7.2 Restoring from previous full bundle

  1. Locate last successful full bundle (mirror:full) and associated manifest.
  2. Download and verify signatures.
  3. Extract into mirror staging area.
  4. Apply subsequent delta bundles in order.
  5. Trigger mirror verification script (mirror verify <path>).

7.3 KMS outage response

  1. Disable new export submissions temporarily (set per-tenant quota to 0).
  2. Coordinate with Authority Core to restore KMS.
  3. Once KMS back, run stella export run submit --profile <id> --selectors ... --priority catch-up for affected tenants.

8. Verification workflow

All bundles must pass both signature and content verification.

8.1 Trivy bundle validation (CI job)

cosign verify-blob \
  --key tenants/acme/export-center.pub \
  --signature signatures/trivy-db.sig \
  trivy/db.bundle

trivy module db import trivy/db.bundle --cache-dir /tmp/trivy-cache

Automation: DEVOPS-EXPORT-36-001 ensures this runs on every pipeline.

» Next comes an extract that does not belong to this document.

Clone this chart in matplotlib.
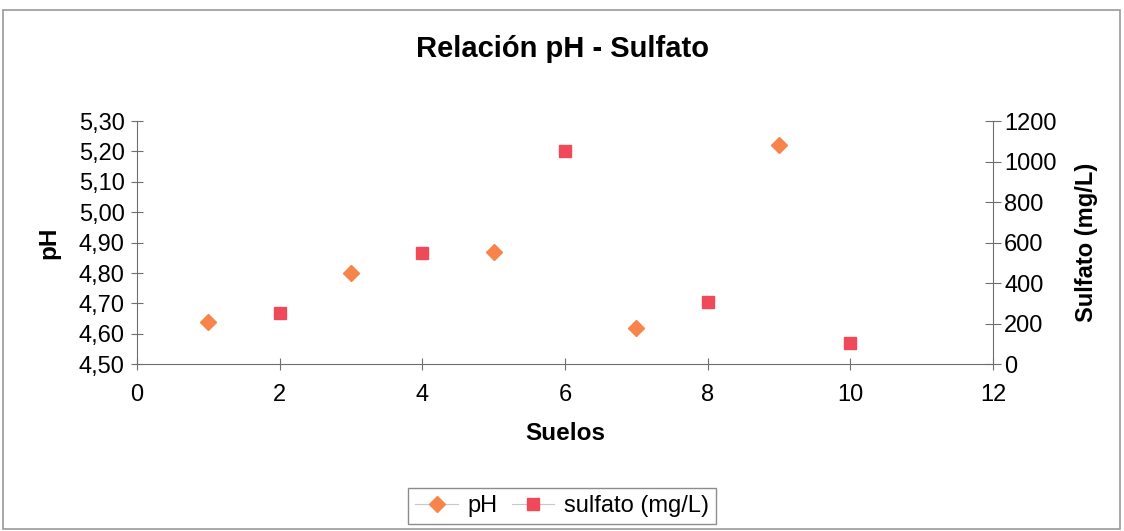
import matplotlib
matplotlib.use("Agg")
import matplotlib.pyplot as plt
from matplotlib.lines import Line2D
from matplotlib.patches import Rectangle
from matplotlib.ticker import FuncFormatter

plt.rcParams["font.family"] = ["Liberation Sans", "DejaVu Sans"]

# Suelos muestreados y mediciones
suelos_ph = [1, 3, 5, 7, 9]
ph = [4.64, 4.80, 4.87, 4.62, 5.22]
suelos_sulfato = [2, 4, 6, 8, 10]
sulfato = [255, 548, 1050, 306, 107]

ph_ticks = [4.5, 4.6, 4.7, 4.8, 4.9, 5.0, 5.1, 5.2, 5.3]
sulfato_ticks = [0, 200, 400, 600, 800, 1000, 1200]
x_ticks = [0, 2, 4, 6, 8, 10, 12]

color_ph = "#f7844a"
color_sulf = "#ef4a5a"
axis_gray = "#6e6e6e"

fig = plt.figure(figsize=(11.24, 5.31), dpi=100)
fig.patch.set_facecolor("white")

# marco exterior del grafico
fig.add_artist(Rectangle((0.003, 0.004), 0.993, 0.977, transform=fig.transFigure,
                         fill=False, edgecolor="#9a9a9a", linewidth=1.2))

ax = fig.add_axes([0.1219, 0.3139, 0.7615, 0.4582])
ax2 = ax.twinx()

ax.plot(suelos_ph, ph, linestyle="none", marker="D", markersize=8.5,
        color=color_ph, label="pH")
ax2.plot(suelos_sulfato, sulfato, linestyle="none", marker="s", markersize=8.5,
         color=color_sulf, label="sulfato (mg/L)")

ax.set_xlim(0, 12)
ax.set_ylim(4.5, 5.3)
ax2.set_ylim(0, 1200)
ax.set_xticks(x_ticks)
ax.set_yticks(ph_ticks)
ax2.set_yticks(sulfato_ticks)
ax.yaxis.set_major_formatter(FuncFormatter(lambda v, p: f"{v:.2f}".replace(".", ",")))

for a in (ax, ax2):
    a.spines["top"].set_visible(False)
    a.spines["left"].set_color(axis_gray)
    a.spines["right"].set_color(axis_gray)
    a.spines["bottom"].set_color(axis_gray)
    a.tick_params(colors="black", labelsize=17, length=6, width=0.8)
ax.spines["right"].set_visible(False)
ax2.spines["left"].set_visible(False)
ax2.spines["bottom"].set_visible(False)
ax.tick_params(axis="y", direction="inout", length=8, color=axis_gray, pad=5)
ax.tick_params(axis="x", direction="inout", length=8, color=axis_gray, pad=10)
ax2.tick_params(axis="y", direction="inout", length=12, color=axis_gray, pad=2)

ax.set_xlabel("Suelos", fontsize=17.5, fontweight="bold", labelpad=12)
ax.set_ylabel("pH", fontsize=17.5, fontweight="bold", labelpad=13)
ax2.set_ylabel("Sulfato (mg/L)", fontsize=17, fontweight="bold", labelpad=13)

fig.text(0.5, 0.907, "Relación pH - Sulfato", ha="center", va="center",
         fontsize=21, fontweight="bold")

handles = [
    Line2D([0], [0], color="#c8c8c8", linewidth=0.8, marker="D", markersize=8,
           markerfacecolor=color_ph, markeredgecolor=color_ph),
    Line2D([0], [0], color="#c8c8c8", linewidth=0.8, marker="s", markersize=8,
           markerfacecolor=color_sulf, markeredgecolor=color_sulf),
]
leg = fig.legend(handles, ["pH", "sulfato (mg/L)"], loc="center",
                 bbox_to_anchor=(0.5, 0.047), ncol=2, frameon=True, fancybox=False,
                 fontsize=17, handlelength=1.8, handletextpad=0.4, columnspacing=0.6,
                 borderpad=0.3)
leg.get_frame().set_edgecolor("#707070")
leg.get_frame().set_linewidth(1.0)

fig.savefig("out.png", dpi=100, facecolor="white")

8.2 Mirror bundle validation

cosign verify-blob \
  --key tenants/acme/export-center.pub \
  --signature signatures/export.sig \
  mirror/export.json

./offline-kit/bin/mirror verify mirror-20251029-full.tar.zst

If encryption enabled, decrypt using age or AES key before verification.

9. Change management

  • Profile changes require change record referencing tenant impact and expected bundle size.
  • Distribution configuration updates (OCI vs HTTP) must be tested in staging.
  • Schema upgrades (e.g., Trivy schema v3) need coordination with DevOps, Exporter, and Docs.
  • Update runbook and related docs when processes change (tie updates to DOCS-EXPORT-37-005).

10. References

  • docs/export-center/trivy-adapter.md
  • docs/export-center/mirror-bundles.md
  • ops/devops/TASKS.md (DEVOPS-EXPORT-36-001, DEVOPS-EXPORT-37-001)
  • docs/ingestion/aggregation-only-contract.md
  • docs/24_OFFLINE_KIT.md

Imposed rule: Work of this type or tasks of this type on this component must also be applied everywhere else it should be applied.